**BRIEF:** With the images removed, repeat the data below exactly.

* BEGIN DATA IN THIS EXERCISE *

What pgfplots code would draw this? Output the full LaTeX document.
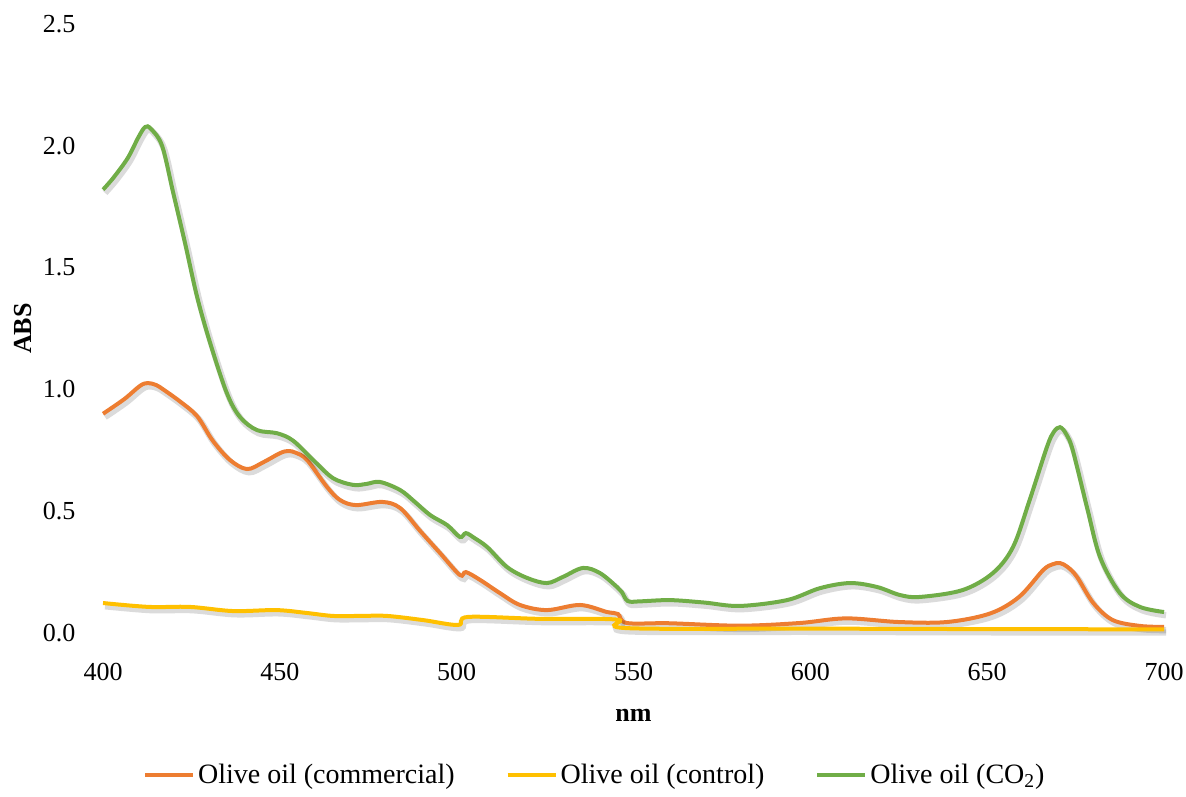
\documentclass[border=0pt]{standalone}
\usepackage{pgfplots}
\pgfplotsset{compat=1.18}
\usepackage{pgfplotstable}
\usepackage{fontspec}
\setmainfont{Liberation Serif}

\definecolor{olvOrange}{HTML}{ED7D31}
\definecolor{olvYellow}{HTML}{FFC000}
\definecolor{olvGreen}{HTML}{70AD47}

% Absorbance spectra (nm, ABS)
\pgfplotstableread{
nm abs
400 0.90
406 0.96
410.5 1.015
412.7 1.026
415 1.018
417 1.00
421.8 0.95
426.6 0.89
431 0.79
435.9 0.71
440.7 0.673
445.2 0.70
450 0.738
452.3 0.747
454.5 0.74
457.7 0.71
463.3 0.60
467 0.546
471.5 0.525
479 0.538
484 0.513
489.6 0.42
495.3 0.328
500.9 0.238
502.6 0.25
506.6 0.218
512.2 0.164
517.9 0.115
525.5 0.094
534.9 0.115
542.5 0.086
545.6 0.078
548.1 0.041
560 0.04
580 0.03
597 0.041
610 0.06
625 0.045
638.6 0.045
650.8 0.08
659 0.148
665.8 0.258
668.5 0.282
670.6 0.287
672.8 0.27
675.4 0.23
680 0.123
685.5 0.053
693.2 0.029
700 0.025
}\commercial

\pgfplotstableread{
nm abs
400 0.123
413 0.107
424.6 0.107
436.8 0.09
449 0.094
457.7 0.082
465 0.07
472.7 0.07
480.3 0.07
490.5 0.053
500.4 0.033
503.2 0.066
523.5 0.058
545.3 0.055
548.1 0.02
600 0.018
650 0.016
700 0.015
}\control

\pgfplotstableread{
nm abs
400 1.82
403 1.87
407 1.95
410 2.035
411.9 2.077
413.5 2.07
416.7 2.00
419.8 1.81
423.2 1.60
426.6 1.38
430.3 1.19
435 0.985
438.7 0.887
443.5 0.833
449.2 0.82
453.7 0.79
459.4 0.71
465 0.636
470.7 0.608
474.5 0.612
478.3 0.62
484 0.587
488 0.54
492.5 0.484
497.3 0.443
500.9 0.394
502.6 0.41
505 0.39
508.6 0.353
514.2 0.271
519.9 0.226
525.5 0.205
530 0.23
535.7 0.267
540.5 0.246
545.3 0.189
546.7 0.168
548.4 0.131
552 0.13
560.3 0.135
570 0.125
580 0.111
593.4 0.135
602.7 0.184
611.2 0.205
618.8 0.189
625.3 0.156
631 0.148
643 0.176
651.6 0.246
657.3 0.353
662 0.546
666.9 0.764
668.8 0.825
670.6 0.845
672.4 0.815
674.2 0.75
678.2 0.517
681.9 0.312
687.5 0.164
693.2 0.107
700 0.086
}\cotwo

\begin{document}
\begin{tikzpicture}
\begin{axis}[
  scale only axis,
  width=530.5pt, height=304.5pt,
  xmin=400, xmax=700, ymin=0, ymax=2.5,
  xtick={400,450,...,700},
  ytick={0,0.5,...,2.5},
  axis line style={draw=none},
  major tick length=0pt,
  tick label style={font=\fontsize{13}{15}\selectfont},
  /pgf/number format/assume math mode=true,
  xticklabel style={anchor=center, yshift=-19.5pt},
  yticklabel style={anchor=center, xshift=-22pt,
    /pgf/number format/.cd, fixed, fixed zerofill, precision=1},
  xlabel={nm},
  ylabel={ABS},
  every axis x label/.style={at={(axis description cs:0.5,-0.1346)}, anchor=center,
    font=\fontsize{13}{15}\selectfont\bfseries},
  every axis y label/.style={at={(axis description cs:-0.0754,0.5)}, rotate=90, anchor=center,
    font=\fontsize{13}{15}\selectfont\bfseries},
  clip=false,
  legend columns=3,
  legend style={draw=none, fill=none, at={(axis description cs:0.464,-0.233)}, anchor=center,
    font=\fontsize{14}{16}\selectfont, inner sep=0pt,
    /tikz/every even column/.append style={column sep=24pt},
    nodes={inner sep=1.5pt}},
  legend image code/.code={\draw[#1, line width=2pt] (0pt,0pt) -- (24pt,0pt);},
  every axis plot/.append style={line width=2pt, smooth, tension=0.55},
]
% soft drop shadows under each curve
\addplot[forget plot, black, opacity=0.14, line width=3.2pt,
  transform canvas={xshift=1pt, yshift=-1.6pt}] table[x=nm, y=abs] {\commercial};
\addplot[olvOrange] table[x=nm, y=abs] {\commercial};
\addlegendentry{Olive oil (commercial)}
\addplot[forget plot, black, opacity=0.14, line width=3.2pt,
  transform canvas={xshift=1pt, yshift=-1.6pt}] table[x=nm, y=abs] {\control};
\addplot[olvYellow] table[x=nm, y=abs] {\control};
\addlegendentry{Olive oil (control)}
\addplot[forget plot, black, opacity=0.14, line width=3.2pt,
  transform canvas={xshift=1pt, yshift=-1.6pt}] table[x=nm, y=abs] {\cotwo};
\addplot[olvGreen] table[x=nm, y=abs] {\cotwo};
\addlegendentry{Olive oil (CO\textsubscript{2})}
\coordinate (bbBL) at (rel axis cs:-0.0971,-0.2677);
\coordinate (bbTR) at (rel axis cs:1.0207,1.0394);
\end{axis}
\pgfresetboundingbox
\path[use as bounding box] (bbBL) rectangle (bbTR);
\end{tikzpicture}
\end{document}
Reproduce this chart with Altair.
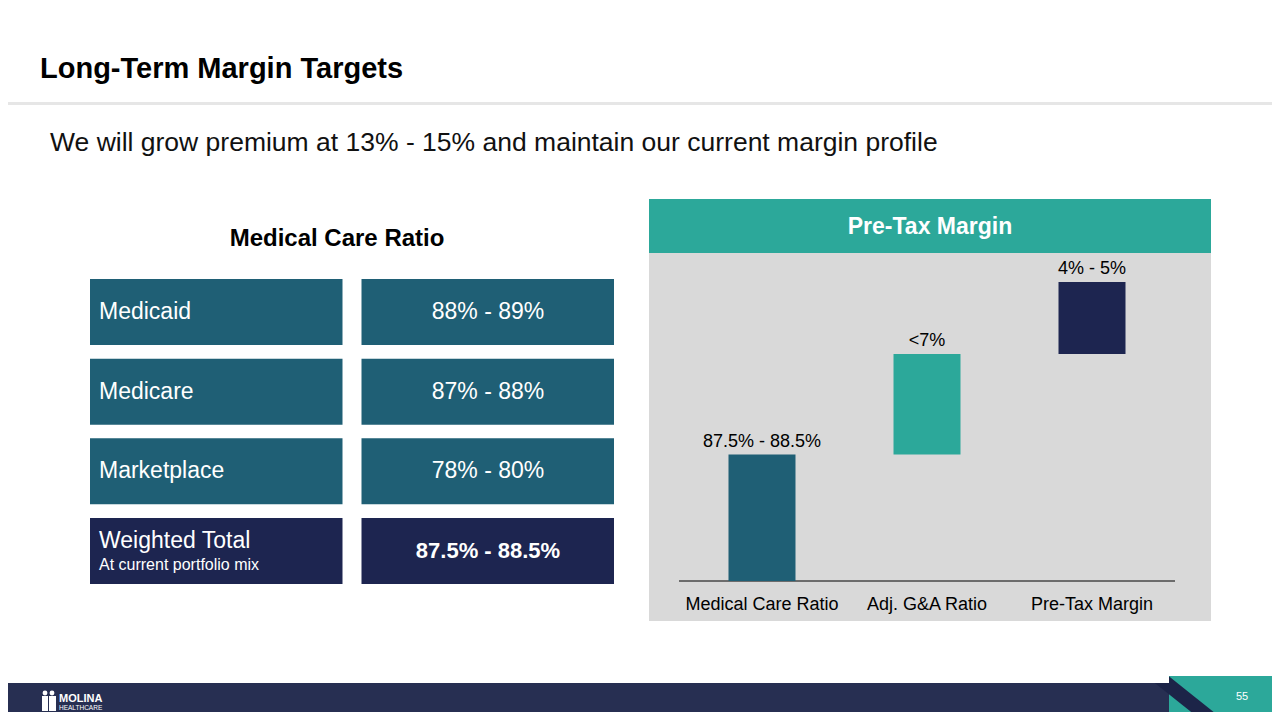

* END DATA IN THIS EXERCISE *

**RESPONSE FOR THIS EXERCISE:**
What pgfplots code would draw this? Output the full LaTeX document.
\documentclass[border=0pt]{standalone}
\usepackage{pgfplots}
\pgfplotsset{compat=1.18}
\usepackage{pgfplotstable}
\usepackage{fontspec}
\setmainfont{Liberation Serif}

\definecolor{olvOrange}{HTML}{ED7D31}
\definecolor{olvYellow}{HTML}{FFC000}
\definecolor{olvGreen}{HTML}{70AD47}

% Absorbance spectra (nm, ABS)
\pgfplotstableread{
nm abs
400 0.90
406 0.96
410.5 1.015
412.7 1.026
415 1.018
417 1.00
421.8 0.95
426.6 0.89
431 0.79
435.9 0.71
440.7 0.673
445.2 0.70
450 0.738
452.3 0.747
454.5 0.74
457.7 0.71
463.3 0.60
467 0.546
471.5 0.525
479 0.538
484 0.513
489.6 0.42
495.3 0.328
500.9 0.238
502.6 0.25
506.6 0.218
512.2 0.164
517.9 0.115
525.5 0.094
534.9 0.115
542.5 0.086
545.6 0.078
548.1 0.041
560 0.04
580 0.03
597 0.041
610 0.06
625 0.045
638.6 0.045
650.8 0.08
659 0.148
665.8 0.258
668.5 0.282
670.6 0.287
672.8 0.27
675.4 0.23
680 0.123
685.5 0.053
693.2 0.029
700 0.025
}\commercial

\pgfplotstableread{
nm abs
400 0.123
413 0.107
424.6 0.107
436.8 0.09
449 0.094
457.7 0.082
465 0.07
472.7 0.07
480.3 0.07
490.5 0.053
500.4 0.033
503.2 0.066
523.5 0.058
545.3 0.055
548.1 0.02
600 0.018
650 0.016
700 0.015
}\control

\pgfplotstableread{
nm abs
400 1.82
403 1.87
407 1.95
410 2.035
411.9 2.077
413.5 2.07
416.7 2.00
419.8 1.81
423.2 1.60
426.6 1.38
430.3 1.19
435 0.985
438.7 0.887
443.5 0.833
449.2 0.82
453.7 0.79
459.4 0.71
465 0.636
470.7 0.608
474.5 0.612
478.3 0.62
484 0.587
488 0.54
492.5 0.484
497.3 0.443
500.9 0.394
502.6 0.41
505 0.39
508.6 0.353
514.2 0.271
519.9 0.226
525.5 0.205
530 0.23
535.7 0.267
540.5 0.246
545.3 0.189
546.7 0.168
548.4 0.131
552 0.13
560.3 0.135
570 0.125
580 0.111
593.4 0.135
602.7 0.184
611.2 0.205
618.8 0.189
625.3 0.156
631 0.148
643 0.176
651.6 0.246
657.3 0.353
662 0.546
666.9 0.764
668.8 0.825
670.6 0.845
672.4 0.815
674.2 0.75
678.2 0.517
681.9 0.312
687.5 0.164
693.2 0.107
700 0.086
}\cotwo

\begin{document}
\begin{tikzpicture}
\begin{axis}[
  scale only axis,
  width=530.5pt, height=304.5pt,
  xmin=400, xmax=700, ymin=0, ymax=2.5,
  xtick={400,450,...,700},
  ytick={0,0.5,...,2.5},
  axis line style={draw=none},
  major tick length=0pt,
  tick label style={font=\fontsize{13}{15}\selectfont},
  /pgf/number format/assume math mode=true,
  xticklabel style={anchor=center, yshift=-19.5pt},
  yticklabel style={anchor=center, xshift=-22pt,
    /pgf/number format/.cd, fixed, fixed zerofill, precision=1},
  xlabel={nm},
  ylabel={ABS},
  every axis x label/.style={at={(axis description cs:0.5,-0.1346)}, anchor=center,
    font=\fontsize{13}{15}\selectfont\bfseries},
  every axis y label/.style={at={(axis description cs:-0.0754,0.5)}, rotate=90, anchor=center,
    font=\fontsize{13}{15}\selectfont\bfseries},
  clip=false,
  legend columns=3,
  legend style={draw=none, fill=none, at={(axis description cs:0.464,-0.233)}, anchor=center,
    font=\fontsize{14}{16}\selectfont, inner sep=0pt,
    /tikz/every even column/.append style={column sep=24pt},
    nodes={inner sep=1.5pt}},
  legend image code/.code={\draw[#1, line width=2pt] (0pt,0pt) -- (24pt,0pt);},
  every axis plot/.append style={line width=2pt, smooth, tension=0.55},
]
% soft drop shadows under each curve
\addplot[forget plot, black, opacity=0.14, line width=3.2pt,
  transform canvas={xshift=1pt, yshift=-1.6pt}] table[x=nm, y=abs] {\commercial};
\addplot[olvOrange] table[x=nm, y=abs] {\commercial};
\addlegendentry{Olive oil (commercial)}
\addplot[forget plot, black, opacity=0.14, line width=3.2pt,
  transform canvas={xshift=1pt, yshift=-1.6pt}] table[x=nm, y=abs] {\control};
\addplot[olvYellow] table[x=nm, y=abs] {\control};
\addlegendentry{Olive oil (control)}
\addplot[forget plot, black, opacity=0.14, line width=3.2pt,
  transform canvas={xshift=1pt, yshift=-1.6pt}] table[x=nm, y=abs] {\cotwo};
\addplot[olvGreen] table[x=nm, y=abs] {\cotwo};
\addlegendentry{Olive oil (CO\textsubscript{2})}
\coordinate (bbBL) at (rel axis cs:-0.0971,-0.2677);
\coordinate (bbTR) at (rel axis cs:1.0207,1.0394);
\end{axis}
\pgfresetboundingbox
\path[use as bounding box] (bbBL) rectangle (bbTR);
\end{tikzpicture}
\end{document}
Reproduce this chart with Altair.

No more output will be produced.